#### Data section

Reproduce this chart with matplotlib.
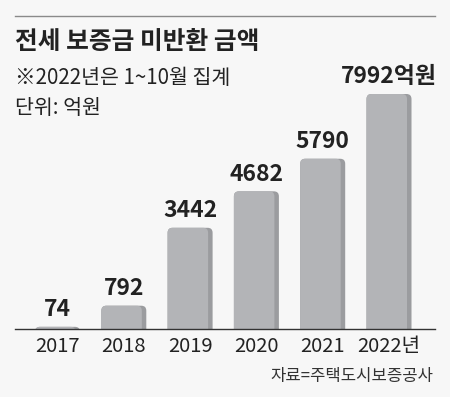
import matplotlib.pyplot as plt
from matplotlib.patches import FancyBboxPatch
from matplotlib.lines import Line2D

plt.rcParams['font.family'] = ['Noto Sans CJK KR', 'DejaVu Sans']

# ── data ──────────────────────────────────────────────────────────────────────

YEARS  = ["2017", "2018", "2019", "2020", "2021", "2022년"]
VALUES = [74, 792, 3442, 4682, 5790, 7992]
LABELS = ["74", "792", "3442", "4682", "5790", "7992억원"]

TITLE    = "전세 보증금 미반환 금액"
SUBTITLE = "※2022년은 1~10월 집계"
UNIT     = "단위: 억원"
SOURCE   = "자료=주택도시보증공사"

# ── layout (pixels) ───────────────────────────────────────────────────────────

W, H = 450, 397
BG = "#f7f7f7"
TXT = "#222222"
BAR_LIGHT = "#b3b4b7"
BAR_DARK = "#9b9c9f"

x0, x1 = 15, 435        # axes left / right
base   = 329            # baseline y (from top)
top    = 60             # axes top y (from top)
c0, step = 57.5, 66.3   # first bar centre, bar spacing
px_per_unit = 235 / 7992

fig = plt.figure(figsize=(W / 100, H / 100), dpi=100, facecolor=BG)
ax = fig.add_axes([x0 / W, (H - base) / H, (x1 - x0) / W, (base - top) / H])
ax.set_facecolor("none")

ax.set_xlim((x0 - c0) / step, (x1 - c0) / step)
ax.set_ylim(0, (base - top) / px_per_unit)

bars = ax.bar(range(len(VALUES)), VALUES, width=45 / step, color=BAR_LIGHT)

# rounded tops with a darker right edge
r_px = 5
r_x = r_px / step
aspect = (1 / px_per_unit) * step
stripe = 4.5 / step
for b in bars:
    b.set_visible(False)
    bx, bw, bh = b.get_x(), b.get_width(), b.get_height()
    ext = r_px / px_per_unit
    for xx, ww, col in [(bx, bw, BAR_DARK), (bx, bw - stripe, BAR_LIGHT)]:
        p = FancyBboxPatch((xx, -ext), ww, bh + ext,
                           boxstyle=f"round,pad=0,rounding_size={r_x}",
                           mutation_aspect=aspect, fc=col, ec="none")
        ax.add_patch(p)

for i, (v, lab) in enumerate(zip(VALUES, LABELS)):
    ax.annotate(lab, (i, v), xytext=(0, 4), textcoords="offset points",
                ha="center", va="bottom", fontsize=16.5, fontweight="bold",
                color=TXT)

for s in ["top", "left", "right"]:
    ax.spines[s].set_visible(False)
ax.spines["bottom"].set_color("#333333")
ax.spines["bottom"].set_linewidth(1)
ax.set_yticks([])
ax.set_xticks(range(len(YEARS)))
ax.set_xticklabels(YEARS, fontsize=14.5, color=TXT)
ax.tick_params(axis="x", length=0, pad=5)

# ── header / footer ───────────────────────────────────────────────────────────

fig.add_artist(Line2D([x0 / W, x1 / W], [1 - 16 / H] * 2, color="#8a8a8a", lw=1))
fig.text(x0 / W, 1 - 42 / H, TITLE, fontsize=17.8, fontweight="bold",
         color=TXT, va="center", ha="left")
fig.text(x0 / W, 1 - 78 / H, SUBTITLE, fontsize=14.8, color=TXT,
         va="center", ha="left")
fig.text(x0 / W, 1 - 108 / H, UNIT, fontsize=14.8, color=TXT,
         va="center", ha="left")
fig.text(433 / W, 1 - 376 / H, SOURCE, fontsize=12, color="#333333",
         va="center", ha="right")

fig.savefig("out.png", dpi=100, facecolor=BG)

########

Goal of the exercise: Repeat the listing above from its first line through the line that contains "ax.set_ylim(0, (base - top) / px_per_unit)", both included, and nothing more. Drop the pictures.

Answer for the task:
Reproduce this chart with matplotlib.
import matplotlib.pyplot as plt
from matplotlib.patches import FancyBboxPatch
from matplotlib.lines import Line2D

plt.rcParams['font.family'] = ['Noto Sans CJK KR', 'DejaVu Sans']

# ── data ──────────────────────────────────────────────────────────────────────

YEARS  = ["2017", "2018", "2019", "2020", "2021", "2022년"]
VALUES = [74, 792, 3442, 4682, 5790, 7992]
LABELS = ["74", "792", "3442", "4682", "5790", "7992억원"]

TITLE    = "전세 보증금 미반환 금액"
SUBTITLE = "※2022년은 1~10월 집계"
UNIT     = "단위: 억원"
SOURCE   = "자료=주택도시보증공사"

# ── layout (pixels) ───────────────────────────────────────────────────────────

W, H = 450, 397
BG = "#f7f7f7"
TXT = "#222222"
BAR_LIGHT = "#b3b4b7"
BAR_DARK = "#9b9c9f"

x0, x1 = 15, 435        # axes left / right
base   = 329            # baseline y (from top)
top    = 60             # axes top y (from top)
c0, step = 57.5, 66.3   # first bar centre, bar spacing
px_per_unit = 235 / 7992

fig = plt.figure(figsize=(W / 100, H / 100), dpi=100, facecolor=BG)
ax = fig.add_axes([x0 / W, (H - base) / H, (x1 - x0) / W, (base - top) / H])
ax.set_facecolor("none")

ax.set_xlim((x0 - c0) / step, (x1 - c0) / step)
ax.set_ylim(0, (base - top) / px_per_unit)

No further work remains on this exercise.